Let $(X,\mu)$ be a probability measure space. Suppose $f_n \to f$ pointwise and $f_n$ is dominated by some $\mu$-integrable function. Let $(A_n)_n$ be a sequence of measurable sets converging to some measurable $S$ with $\mu(S) = 1$.
Question. Is it true that $\int_X f_n1_{A_n}\,d\mu \to \int_X f\,d\mu$ ?
A half-baked idea
Define $g_n := f_n1_{A_n}$. In case,
Conjecture. $1_{A_n} \to 1_S$ pointwise,
which I suspect to be true, then $|g_n|$ is dominated by a $\mu$-integrable function and so the Dominated Convergence Theorem gaurantees that $\int_X g_n\,dP \to \int_X f1_S\,dP = \int_X f\,dP$ since $P(S)=1$.
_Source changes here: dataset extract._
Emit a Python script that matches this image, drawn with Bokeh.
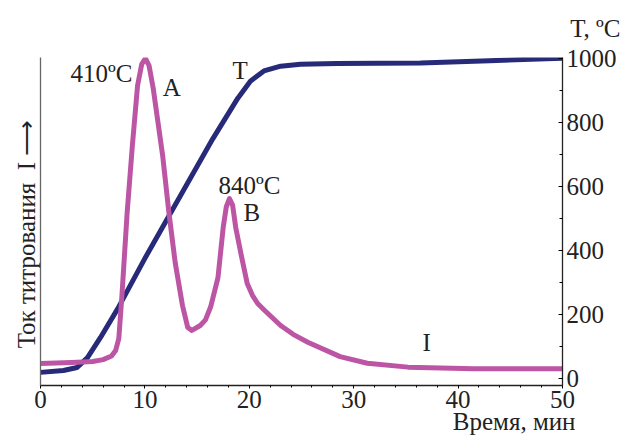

Another way to show this is a $2\epsilon$-argument. First note that for any integrable function $f$, we have that $$\int_X fd \mu=\int _S fd\mu+\int_{X\setminus S}fd\mu=\int _Sfd\mu.$$ As $X\setminus S$ has measure zero. Then we have that \begin{align*}|\int _Xf_n1_{A_n}d\mu-\int _Xfd\mu|&=|\int _Xf_n1_{A_n}d\mu-\int _Xf1_{S}d\mu|\\ &=|\int _Xf_n1_{A_n}d\mu-\int _Xf1_{S_n}d\mu+\int_Xf_n1_{S}d\mu-\int_Xf_n1_{S}d\mu|\\ &\leq |\int _Xf_n1_{A_n}d\mu-\int_Xf_n1_{S}|+|\int _Xf1_{S}d\mu-\int_Xf_n1_{S}d\mu|\\ &\leq |\int _Xf_n(1_{A_n}-1_{S})d\mu|+|\int _X(f_n-f)1_{S}d\mu|\\ &\leq\mu(A_n-S)\cdot||f_n||_{\infty}+||1_S||_{\infty}||f_n-f||_{L^1} \to0 \end{align*} As $f_n\to f$ pointwise and $f$ is uniformely bounded, and $A_n\to S$.